Metro Magazine reports:
David Farrier, broadcaster, and David Farrar, pollster, died April 1, 2077.
This article was featured in the July/August 2015 issue of Metro. Illustration by Daron Parton.
David Farrier and David Farrar had almost nothing in common and yet they would eventually become as entangled as an earphone cable. They died together, violently, savaged by a deranged parakeet, in a flat they shared with Samantha Hayes. An attractive TV presenter, Hayes is 94.
The two men’s beginnings were profoundly different. Farrier was tall, ruggedly good looking, a popular head boy at his Christian college in Tauranga. Farrar was more the Wellington chess club type.
Farrier liked babes and dudes, Farrar liked babes and debating.
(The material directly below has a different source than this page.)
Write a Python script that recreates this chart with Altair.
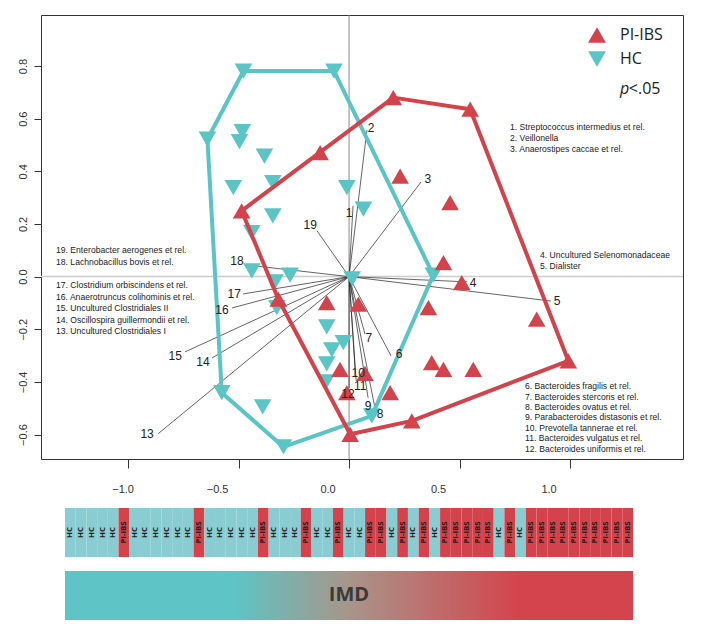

They both knew what they wanted and before long they had it: Farrier, a quirky late-night TV news show; Farrar, a blog.
They came to prominence during the long administration of Prime Minister John Key, a man who believed in doing as little as possible. In this he was assisted by Farrar, whose polling company prepared a variety of excuses for doing nothing and tested them by phoning families at dinner time. How little did people care about boat people? How untroubled were they by waitress harassment? The PM had him on speed dial.
Farrier travelled a gentler road, toting a video camera and an abundant curiosity. He sat in a sauna to better understand Colin Craig; he travelled to the Gobi Desert to better understand the Mongolian Death Worm.
The similarity of their names endlessly confused people. Farrier would feel a stab of unhappiness when someone called him a contemptible stain on politics. Farrar would be sad to find he wasn’t the dude Lorde was trying to phone.
But the confusion invited comedy. Together they interviewed singing twin sisters the Veronicas. They prank-called the Prime Minister. As TV current affairs rubbed itself down to a nub, their quirkiness grew ever bolder.
When Farrier’s Newsworthy show began, head transplants were only being spoken of as far-off medical fantasy, but the science developed swiftly, and so did the clamour from the viewers to see the two Davids switch heads. The result was “mad”, wrote TV reviewer Diana Wichtel, “but strangely compelling”.
And yet behind all the laughter lay deep trauma.
In his early thirties, Farrier had acquired Keith, a handsome orange parakeet, but discovered within a short time that he detested the bird, so hateful and incessant was its scream.
He expected it would live another 20 years, an impossibly long time to wait for some peace and quiet. He was quite sure no one would take it, not with all that ghastly racket. He couldn’t contemplate wringing its neck.
He turned to Farrar, a master of dark arts, for suggestions. Farrar had plenty. They put Keith in a courier parcel to the Green Party. They left him on the seat at a Peter Jackson movie. They did things with superglue they weren’t proud of. And yet no matter what they did, he found his way back, each time more shrill, each time more enraged. Worst of all, he lived many, many more years than 20.
“I told David it was going to end badly, but now I just wonder if I even told the right one,” lamented Hayes. “They used to say only their mothers could tell them apart. And look, I was just their flatmate,” said the attractive redhead, whose new show starts this Sunday.